To be done: Among the lines below, keep only those from the one containing "Output the web" through the one containing "const targetValues = [0, 75.5];", and reproduce them exactly.

--- Start Excerpted data ---

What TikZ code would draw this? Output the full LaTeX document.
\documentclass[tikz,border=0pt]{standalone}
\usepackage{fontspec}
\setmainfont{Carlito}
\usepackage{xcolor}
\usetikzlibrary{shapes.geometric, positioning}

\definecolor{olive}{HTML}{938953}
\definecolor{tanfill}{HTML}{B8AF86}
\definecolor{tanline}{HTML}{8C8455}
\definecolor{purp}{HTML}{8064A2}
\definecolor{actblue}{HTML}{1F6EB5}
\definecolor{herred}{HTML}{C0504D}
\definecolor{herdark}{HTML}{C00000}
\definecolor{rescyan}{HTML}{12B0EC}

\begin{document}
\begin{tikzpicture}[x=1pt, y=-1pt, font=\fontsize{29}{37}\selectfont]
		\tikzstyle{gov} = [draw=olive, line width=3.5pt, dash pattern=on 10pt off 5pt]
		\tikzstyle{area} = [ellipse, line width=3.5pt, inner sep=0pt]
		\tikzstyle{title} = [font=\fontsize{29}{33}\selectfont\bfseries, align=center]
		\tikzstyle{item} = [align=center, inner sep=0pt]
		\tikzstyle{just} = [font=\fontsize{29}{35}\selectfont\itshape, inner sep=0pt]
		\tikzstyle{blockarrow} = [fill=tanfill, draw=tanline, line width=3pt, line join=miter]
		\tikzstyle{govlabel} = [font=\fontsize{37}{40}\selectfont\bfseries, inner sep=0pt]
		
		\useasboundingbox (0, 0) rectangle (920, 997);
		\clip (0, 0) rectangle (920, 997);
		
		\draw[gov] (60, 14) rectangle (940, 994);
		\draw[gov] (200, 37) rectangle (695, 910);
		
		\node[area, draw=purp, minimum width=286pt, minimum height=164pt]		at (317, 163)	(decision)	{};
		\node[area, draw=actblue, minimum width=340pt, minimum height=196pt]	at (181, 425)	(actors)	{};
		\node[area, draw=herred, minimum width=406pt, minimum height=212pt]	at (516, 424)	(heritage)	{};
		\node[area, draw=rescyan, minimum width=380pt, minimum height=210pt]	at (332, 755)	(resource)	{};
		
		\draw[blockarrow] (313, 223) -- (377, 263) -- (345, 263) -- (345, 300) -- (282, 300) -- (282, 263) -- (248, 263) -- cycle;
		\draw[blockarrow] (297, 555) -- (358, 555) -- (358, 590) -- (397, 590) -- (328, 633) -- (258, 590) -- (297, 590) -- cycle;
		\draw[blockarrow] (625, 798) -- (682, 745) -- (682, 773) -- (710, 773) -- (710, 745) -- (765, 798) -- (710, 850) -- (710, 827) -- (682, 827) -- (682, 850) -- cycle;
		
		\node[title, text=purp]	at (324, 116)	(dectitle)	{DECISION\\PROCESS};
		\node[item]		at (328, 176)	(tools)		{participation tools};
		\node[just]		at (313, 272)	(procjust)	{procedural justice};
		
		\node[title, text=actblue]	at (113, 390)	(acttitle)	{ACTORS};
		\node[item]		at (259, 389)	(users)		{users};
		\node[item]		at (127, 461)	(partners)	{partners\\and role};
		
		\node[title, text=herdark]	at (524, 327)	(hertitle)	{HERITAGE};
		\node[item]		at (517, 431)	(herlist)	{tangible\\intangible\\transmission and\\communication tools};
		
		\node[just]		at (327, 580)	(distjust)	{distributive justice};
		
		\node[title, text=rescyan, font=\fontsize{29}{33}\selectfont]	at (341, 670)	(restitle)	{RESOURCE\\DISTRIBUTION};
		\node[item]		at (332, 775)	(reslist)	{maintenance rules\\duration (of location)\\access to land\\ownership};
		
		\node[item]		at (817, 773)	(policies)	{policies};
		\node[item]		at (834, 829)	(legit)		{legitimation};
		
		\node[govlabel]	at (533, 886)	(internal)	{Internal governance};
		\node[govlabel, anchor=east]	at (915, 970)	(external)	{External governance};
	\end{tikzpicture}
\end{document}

--- End Excerpted data ---
--- Start Excerpted data ---

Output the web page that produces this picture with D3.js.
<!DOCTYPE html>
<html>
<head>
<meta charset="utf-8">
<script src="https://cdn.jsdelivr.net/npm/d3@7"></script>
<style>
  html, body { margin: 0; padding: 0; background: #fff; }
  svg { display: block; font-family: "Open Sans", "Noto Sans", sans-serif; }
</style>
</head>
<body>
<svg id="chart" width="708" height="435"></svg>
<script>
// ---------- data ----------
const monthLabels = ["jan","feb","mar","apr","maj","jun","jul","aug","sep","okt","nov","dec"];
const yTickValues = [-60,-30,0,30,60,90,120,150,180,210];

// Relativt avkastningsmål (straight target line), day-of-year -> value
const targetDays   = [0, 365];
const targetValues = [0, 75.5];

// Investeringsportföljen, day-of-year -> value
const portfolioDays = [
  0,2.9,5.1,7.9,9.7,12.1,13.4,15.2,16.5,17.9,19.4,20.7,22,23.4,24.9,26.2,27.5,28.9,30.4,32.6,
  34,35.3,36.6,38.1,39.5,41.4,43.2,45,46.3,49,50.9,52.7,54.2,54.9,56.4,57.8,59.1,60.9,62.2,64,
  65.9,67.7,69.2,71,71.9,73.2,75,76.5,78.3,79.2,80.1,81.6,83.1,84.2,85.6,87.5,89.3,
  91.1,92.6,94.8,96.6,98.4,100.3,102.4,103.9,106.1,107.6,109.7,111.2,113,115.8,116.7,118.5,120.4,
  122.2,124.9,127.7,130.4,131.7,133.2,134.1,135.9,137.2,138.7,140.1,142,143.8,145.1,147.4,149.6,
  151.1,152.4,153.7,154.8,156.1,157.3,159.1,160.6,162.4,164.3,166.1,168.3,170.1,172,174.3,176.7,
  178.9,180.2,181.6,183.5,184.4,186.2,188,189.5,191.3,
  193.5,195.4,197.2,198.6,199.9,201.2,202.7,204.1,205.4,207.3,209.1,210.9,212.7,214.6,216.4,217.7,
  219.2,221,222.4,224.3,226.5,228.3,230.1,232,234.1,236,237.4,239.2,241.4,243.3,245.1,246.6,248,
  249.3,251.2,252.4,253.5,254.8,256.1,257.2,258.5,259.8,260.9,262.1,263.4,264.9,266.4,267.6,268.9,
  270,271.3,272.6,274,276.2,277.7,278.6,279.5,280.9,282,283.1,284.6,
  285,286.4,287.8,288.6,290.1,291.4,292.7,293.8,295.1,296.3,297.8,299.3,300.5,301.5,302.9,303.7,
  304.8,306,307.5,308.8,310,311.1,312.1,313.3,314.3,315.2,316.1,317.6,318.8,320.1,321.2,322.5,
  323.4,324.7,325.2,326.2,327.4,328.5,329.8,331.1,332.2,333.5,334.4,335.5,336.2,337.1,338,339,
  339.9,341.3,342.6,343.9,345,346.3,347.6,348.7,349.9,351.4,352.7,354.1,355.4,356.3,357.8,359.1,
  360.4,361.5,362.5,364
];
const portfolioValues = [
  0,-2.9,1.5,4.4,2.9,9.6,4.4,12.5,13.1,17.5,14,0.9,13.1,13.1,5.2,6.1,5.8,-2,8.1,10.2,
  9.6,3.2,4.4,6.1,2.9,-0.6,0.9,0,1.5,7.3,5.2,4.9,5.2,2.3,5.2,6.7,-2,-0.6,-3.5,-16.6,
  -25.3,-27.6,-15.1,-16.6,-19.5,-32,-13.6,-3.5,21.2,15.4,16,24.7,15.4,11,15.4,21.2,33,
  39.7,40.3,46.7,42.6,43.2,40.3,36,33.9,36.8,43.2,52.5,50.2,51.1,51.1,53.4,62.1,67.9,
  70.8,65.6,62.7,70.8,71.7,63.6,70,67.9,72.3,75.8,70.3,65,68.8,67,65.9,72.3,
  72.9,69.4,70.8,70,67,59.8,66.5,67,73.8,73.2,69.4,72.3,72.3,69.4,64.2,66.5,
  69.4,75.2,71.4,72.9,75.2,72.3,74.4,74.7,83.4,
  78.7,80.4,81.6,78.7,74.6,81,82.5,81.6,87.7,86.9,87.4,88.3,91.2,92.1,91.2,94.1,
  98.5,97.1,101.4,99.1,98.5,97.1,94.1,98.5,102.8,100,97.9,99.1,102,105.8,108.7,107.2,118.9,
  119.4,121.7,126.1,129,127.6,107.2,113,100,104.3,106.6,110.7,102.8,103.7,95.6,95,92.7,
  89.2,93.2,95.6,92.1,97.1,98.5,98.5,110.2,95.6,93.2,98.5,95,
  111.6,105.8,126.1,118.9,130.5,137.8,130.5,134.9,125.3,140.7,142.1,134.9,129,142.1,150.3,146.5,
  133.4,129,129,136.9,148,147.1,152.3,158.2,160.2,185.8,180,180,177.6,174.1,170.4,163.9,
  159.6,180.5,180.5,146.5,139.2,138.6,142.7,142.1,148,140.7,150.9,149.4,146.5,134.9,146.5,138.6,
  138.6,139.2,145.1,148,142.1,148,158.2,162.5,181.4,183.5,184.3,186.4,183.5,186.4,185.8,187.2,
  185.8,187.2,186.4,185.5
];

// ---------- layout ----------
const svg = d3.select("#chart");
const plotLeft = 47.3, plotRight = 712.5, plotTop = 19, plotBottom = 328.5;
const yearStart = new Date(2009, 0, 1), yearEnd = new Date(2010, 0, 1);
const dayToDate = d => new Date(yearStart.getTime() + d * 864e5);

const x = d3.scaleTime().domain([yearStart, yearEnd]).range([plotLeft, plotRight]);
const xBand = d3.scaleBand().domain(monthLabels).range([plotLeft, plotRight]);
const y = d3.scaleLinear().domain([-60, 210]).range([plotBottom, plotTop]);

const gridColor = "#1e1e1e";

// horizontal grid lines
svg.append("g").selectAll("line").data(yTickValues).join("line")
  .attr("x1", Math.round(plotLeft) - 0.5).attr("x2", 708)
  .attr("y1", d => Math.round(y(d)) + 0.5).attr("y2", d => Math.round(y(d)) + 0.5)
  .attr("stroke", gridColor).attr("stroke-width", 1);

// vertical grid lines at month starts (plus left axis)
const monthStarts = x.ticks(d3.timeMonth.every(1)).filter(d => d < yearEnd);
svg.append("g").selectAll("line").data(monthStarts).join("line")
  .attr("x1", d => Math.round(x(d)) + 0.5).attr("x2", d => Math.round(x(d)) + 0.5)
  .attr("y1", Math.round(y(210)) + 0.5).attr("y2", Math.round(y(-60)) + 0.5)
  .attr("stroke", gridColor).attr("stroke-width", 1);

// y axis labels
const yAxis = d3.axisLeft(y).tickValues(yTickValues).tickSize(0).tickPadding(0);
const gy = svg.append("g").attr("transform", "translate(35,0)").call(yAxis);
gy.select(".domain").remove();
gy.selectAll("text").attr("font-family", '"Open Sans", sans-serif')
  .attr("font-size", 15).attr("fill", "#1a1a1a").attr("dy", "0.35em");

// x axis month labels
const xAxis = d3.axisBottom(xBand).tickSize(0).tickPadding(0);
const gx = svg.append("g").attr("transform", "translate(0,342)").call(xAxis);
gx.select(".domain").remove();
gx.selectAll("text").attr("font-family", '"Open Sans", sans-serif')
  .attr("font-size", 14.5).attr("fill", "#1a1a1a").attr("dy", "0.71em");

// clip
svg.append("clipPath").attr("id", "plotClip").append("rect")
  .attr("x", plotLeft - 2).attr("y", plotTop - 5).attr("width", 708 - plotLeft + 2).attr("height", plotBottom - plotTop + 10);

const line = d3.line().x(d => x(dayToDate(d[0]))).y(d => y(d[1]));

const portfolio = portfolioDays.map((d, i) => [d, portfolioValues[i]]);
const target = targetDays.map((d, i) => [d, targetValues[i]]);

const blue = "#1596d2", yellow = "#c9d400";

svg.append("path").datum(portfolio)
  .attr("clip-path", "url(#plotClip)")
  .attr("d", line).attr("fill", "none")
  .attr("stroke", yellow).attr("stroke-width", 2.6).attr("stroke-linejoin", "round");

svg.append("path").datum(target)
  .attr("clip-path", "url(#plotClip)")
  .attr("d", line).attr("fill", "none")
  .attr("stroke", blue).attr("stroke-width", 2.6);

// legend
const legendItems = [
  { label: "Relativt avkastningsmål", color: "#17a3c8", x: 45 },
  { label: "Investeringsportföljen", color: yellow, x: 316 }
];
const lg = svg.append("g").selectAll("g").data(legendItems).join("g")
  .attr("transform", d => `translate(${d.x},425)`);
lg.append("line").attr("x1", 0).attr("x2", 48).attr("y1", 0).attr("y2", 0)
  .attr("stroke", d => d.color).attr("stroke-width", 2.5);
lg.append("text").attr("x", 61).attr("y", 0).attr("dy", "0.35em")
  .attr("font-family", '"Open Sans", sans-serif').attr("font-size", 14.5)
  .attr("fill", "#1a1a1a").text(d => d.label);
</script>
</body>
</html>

--- End Excerpted data ---

Complete response:
Output the web page that produces this picture with D3.js.
<!DOCTYPE html>
<html>
<head>
<meta charset="utf-8">
<script src="https://cdn.jsdelivr.net/npm/d3@7"></script>
<style>
  html, body { margin: 0; padding: 0; background: #fff; }
  svg { display: block; font-family: "Open Sans", "Noto Sans", sans-serif; }
</style>
</head>
<body>
<svg id="chart" width="708" height="435"></svg>
<script>
// ---------- data ----------
const monthLabels = ["jan","feb","mar","apr","maj","jun","jul","aug","sep","okt","nov","dec"];
const yTickValues = [-60,-30,0,30,60,90,120,150,180,210];

// Relativt avkastningsmål (straight target line), day-of-year -> value
const targetDays   = [0, 365];
const targetValues = [0, 75.5];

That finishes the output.